Tennessee's bonded indebtedness fell from $6.118 billion to $5.861 billion during a six-month period ending June 30 -- a difference of $257 million, according to officials.
"This report contains good news for the taxpayers of Tennessee," state Comptroller Justin Wilson said in a news release. "Our state has low debt, high credit ratings and well-managed finances."
Wilson noted that refinancing of some debt also "created a present value savings of $61 million. And the state maintained high bond ratings from the country's three major rating agencies."
Tennessee's long-term general obligation bonds went down by $77.5 million while shorter-term commercial paper went up $74.2 million. State School Bond Authority debt rose $58.1 million.
The biggest decrease occurred at the Tennessee Housing Development Agency, where mortgage loans and principal outstanding fell $260 million to $2 billion during the Dec. 31-June 30 period.
In response to Chattanooga Times Free Press questions, Wilson spokesman Blake Fontenay said the decrease in general obligation debt outstanding primarily was because of principal maturities and repayments.

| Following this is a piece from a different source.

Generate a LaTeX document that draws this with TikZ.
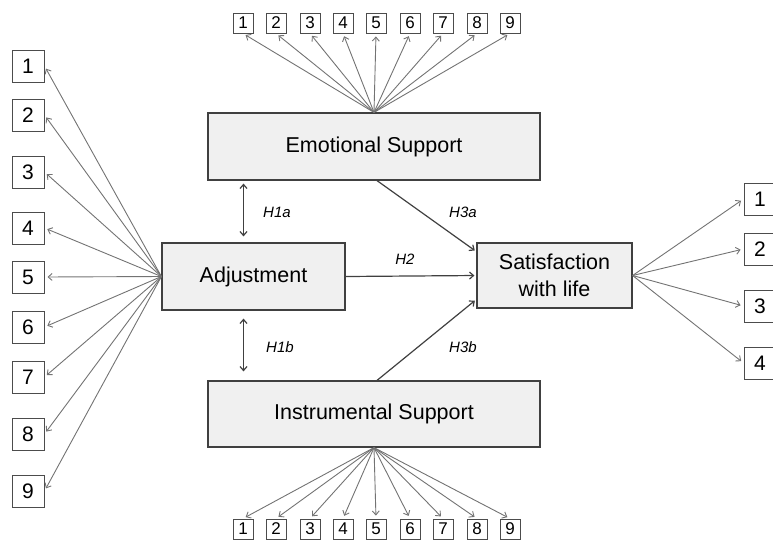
\documentclass[tikz,border=0pt]{standalone}
\usepackage{fontspec}
\setmainfont{Liberation Sans}
\usetikzlibrary{arrows.meta}

\begin{document}
\begin{tikzpicture}[x={(1pt, 0pt)}, y={(0pt, -1pt)}, >={Straight Barb[length=4pt, width=7pt]}]
  \tikzstyle{construct}=[draw=black!75, fill=black!6, line width=1.2pt, inner sep=0pt, align=center, font=\fontsize{21.5}{27}\selectfont]
  \tikzstyle{indicator}=[draw=black!70, line width=1pt, minimum size=32pt, inner sep=0pt, font=\fontsize{21}{22}\selectfont]
  \tikzstyle{smallind}=[draw=black!70, line width=0.9pt, minimum size=20pt, inner sep=0pt, font=\fontsize{17}{18}\selectfont]
  \tikzstyle{loading}=[black!55, line width=0.9pt, ->, shorten >=3pt]
  \tikzstyle{hyp}=[black!75, line width=1.2pt, ->]
  \tikzstyle{hlabel}=[font=\fontsize{15}{17}\selectfont\itshape]

\useasboundingbox (0, 0) rectangle (773, 539);

\node[construct, minimum width=332pt, minimum height=67pt] (emo) at (374, 146.5) {Emotional Support};
\node[construct, minimum width=332pt, minimum height=66pt] (ins) at (374, 414) {Instrumental Support};
\node[construct, minimum width=183pt, minimum height=67pt] (adj) at (253.5, 276.5) {Adjustment};
\node[construct, minimum width=155pt, minimum height=65pt] (sat) at (554.5, 275.5) {Satisfaction\\with life};

\node[indicator] (a1) at (28, 66) {1};
\node[indicator] (a2) at (28, 115) {2};
\node[indicator] (a3) at (28, 172) {3};
\node[indicator] (a4) at (28, 228) {4};
\node[indicator] (a5) at (28, 277) {5};
\node[indicator] (a6) at (28, 327) {6};
\node[indicator] (a7) at (28, 377) {7};
\node[indicator] (a8) at (28, 434) {8};
\node[indicator] (a9) at (28, 491) {9};

\node[indicator] (s1) at (760, 199) {1};
\node[indicator] (s2) at (760, 249) {2};
\node[indicator] (s3) at (760, 306) {3};
\node[indicator] (s4) at (760, 363) {4};

\node[smallind] (e1) at (243, 23) {1};
\node[smallind] (e2) at (276, 23) {2};
\node[smallind] (e3) at (310, 23) {3};
\node[smallind] (e4) at (343, 23) {4};
\node[smallind] (e5) at (376, 23) {5};
\node[smallind] (e6) at (410, 23) {6};
\node[smallind] (e7) at (443, 23) {7};
\node[smallind] (e8) at (477, 23) {8};
\node[smallind] (e9) at (510, 23) {9};

\node[smallind] (i1) at (243, 529) {1};
\node[smallind] (i2) at (276, 529) {2};
\node[smallind] (i3) at (310, 529) {3};
\node[smallind] (i4) at (343, 529) {4};
\node[smallind] (i5) at (376, 529) {5};
\node[smallind] (i6) at (410, 529) {6};
\node[smallind] (i7) at (443, 529) {7};
\node[smallind] (i8) at (477, 529) {8};
\node[smallind] (i9) at (510, 529) {9};

\draw[loading] (adj.west) -- (a1.east);
\draw[loading] (adj.west) -- (a2.east);
\draw[loading] (adj.west) -- (a3.east);
\draw[loading] (adj.west) -- (a4.east);
\draw[loading] (adj.west) -- (a5.east);
\draw[loading] (adj.west) -- (a6.east);
\draw[loading] (adj.west) -- (a7.east);
\draw[loading] (adj.west) -- (a8.east);
\draw[loading] (adj.west) -- (a9.east);

\draw[loading] (sat.east) -- (s1.west);
\draw[loading] (sat.east) -- (s2.west);
\draw[loading] (sat.east) -- (s3.west);
\draw[loading] (sat.east) -- (s4.west);

\draw[loading] (emo.north) -- (e1.south);
\draw[loading] (emo.north) -- (e2.south);
\draw[loading] (emo.north) -- (e3.south);
\draw[loading] (emo.north) -- (e4.south);
\draw[loading] (emo.north) -- (e5.south);
\draw[loading] (emo.north) -- (e6.south);
\draw[loading] (emo.north) -- (e7.south);
\draw[loading] (emo.north) -- (e8.south);
\draw[loading] (emo.north) -- (e9.south);

\draw[loading] (ins.south) -- (i1.north);
\draw[loading] (ins.south) -- (i2.north);
\draw[loading] (ins.south) -- (i3.north);
\draw[loading] (ins.south) -- (i4.north);
\draw[loading] (ins.south) -- (i5.north);
\draw[loading] (ins.south) -- (i6.north);
\draw[loading] (ins.south) -- (i7.north);
\draw[loading] (ins.south) -- (i8.north);
\draw[loading] (ins.south) -- (i9.north);

\draw[hyp, <->, shorten <=3pt, shorten >=6pt] ([xshift=-10pt]adj.north |- emo.south) -- ([xshift=-10pt]adj.north);
\node[hlabel] (h1a) at (277, 212) {H1a};

\draw[hyp, <->, shorten <=8pt, shorten >=9pt] ([xshift=-10pt]adj.south) -- ([xshift=-10pt]adj.south |- ins.north);
\node[hlabel] (h1b) at (280, 347) {H1b};

\draw[hyp, shorten >=2pt] ([xshift=3pt]emo.south) -- (sat.163);
\node[hlabel] (h3a) at (463, 212) {H3a};

\draw[hyp, shorten >=2pt] (adj.east) -- (sat.west);
\node[hlabel] (h2) at (405, 259) {H2};

\draw[hyp, shorten >=2pt] ([xshift=3pt]ins.north) -- (sat.197);
\node[hlabel] (h3b) at (463, 347) {H3b};
\end{tikzpicture}
\end{document}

"The increase in commercial paper outstanding is from short-term financing of capital projects [which eventually will be refinanced with long-term debt]," he said.

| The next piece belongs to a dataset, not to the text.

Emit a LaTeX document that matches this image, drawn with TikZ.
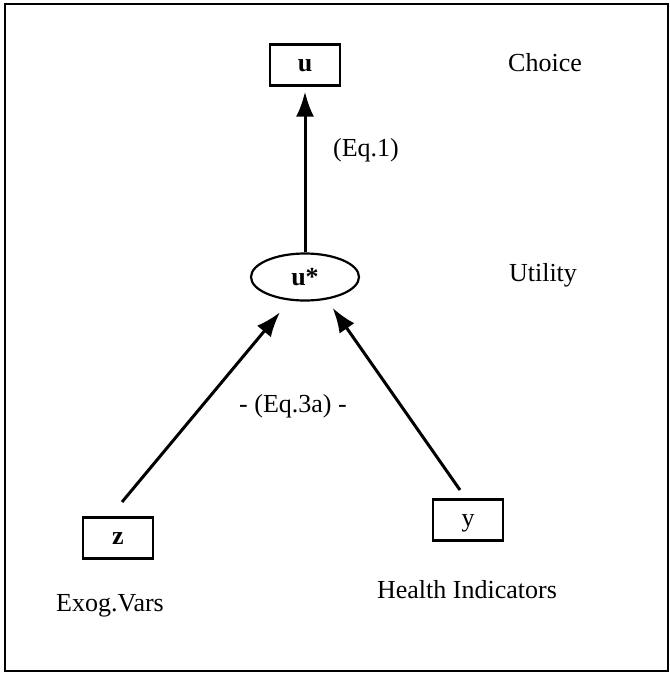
\documentclass[tikz,border=0pt]{standalone}
\usepackage{fontspec}
\setmainfont{Liberation Serif}
\usepackage{tikz}
\usetikzlibrary{arrows.meta,shapes.geometric}
\tikzstyle{Variable}=[minimum width=70pt, minimum height=41pt, inner sep=0pt, text height=12pt, text depth=0pt, fill=white, line width=2.2pt, draw=black, shape=rectangle, text=black, font=\fontsize{26}{30}\selectfont]
\tikzstyle{Latent}=[minimum width=108pt, minimum height=47pt, inner sep=0pt, fill=white, line width=2.2pt, draw=black, shape=ellipse, text=black, font=\fontsize{26}{30}\selectfont]
\tikzstyle{Label}=[inner sep=0pt, text=black, font=\fontsize{26}{30}\selectfont]
\tikzstyle{arrow}=[line width=3pt, -{Latex[length=25pt,width=18pt]}]
\pgfdeclarelayer{nodelayer}
\pgfdeclarelayer{edgelayer}
\pgfsetlayers{nodelayer, edgelayer}

\begin{document}
\begin{tikzpicture}[x=1pt, y=-1pt]
	\useasboundingbox (0,0) rectangle (670,673);
	\begin{pgfonlayer}{nodelayer}
		\node [style=Variable] (choice) at (305, 65) {\textbf{u}};
		\node [style=Latent] (utility) at (305, 277) {\textbf{u*}};
		\node [style=Variable] (exog) at (118, 538) {\textbf{z}};
		\node [style=Variable] (health) at (468, 520) {y};
		% side labels
		\node [style=Label] (choice_lbl) at (545, 63) {Choice};
		\node [style=Label] (utility_lbl) at (543, 275) {Utility};
		\node [style=Label] (exog_lbl) at (110, 606) {Exog.Vars};
		\node [style=Label] (health_lbl) at (467, 590) {Health Indicators};
		% equation labels
		\node [style=Label] (eq_one) at (366, 150) {(Eq.1)};
		\node [style=Label] (eq_three) at (293, 406) {- (Eq.3a) -};
		\coordinate (exog_tail) at (122, 502);
		\coordinate (health_tail) at (460, 490);
	\end{pgfonlayer}
	\begin{pgfonlayer}{edgelayer}
		\draw [style=arrow, shorten >=5pt] (utility.north) to (choice.south);
		\draw [style=arrow, shorten >=15pt] (exog_tail) to (utility.237);
		\draw [style=arrow, shorten >=10pt] (health_tail) to (utility.314);

		% frame
		\draw [draw=black, line width=2.5pt] (5,4) rectangle (668,671);
	\end{pgfonlayer}
\end{tikzpicture}
\end{document}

The THDA decrease in outstanding debt "was primarily due to bond principal maturities and mortgage prepayments that result in bond principal redemptions."
Because of low interest rates in the mortgage market, Fontenay said, "there are homeowners that are refinancing their homes at lower interest rates, which result in mortgage prepayments."
In 2011, Wilson told state lawmakers that Tennessee had one of the lowest general obligation bond debt burdens among states, at about $300 per person. While there are various measures on rankings, none places Tennessee higher than 46th.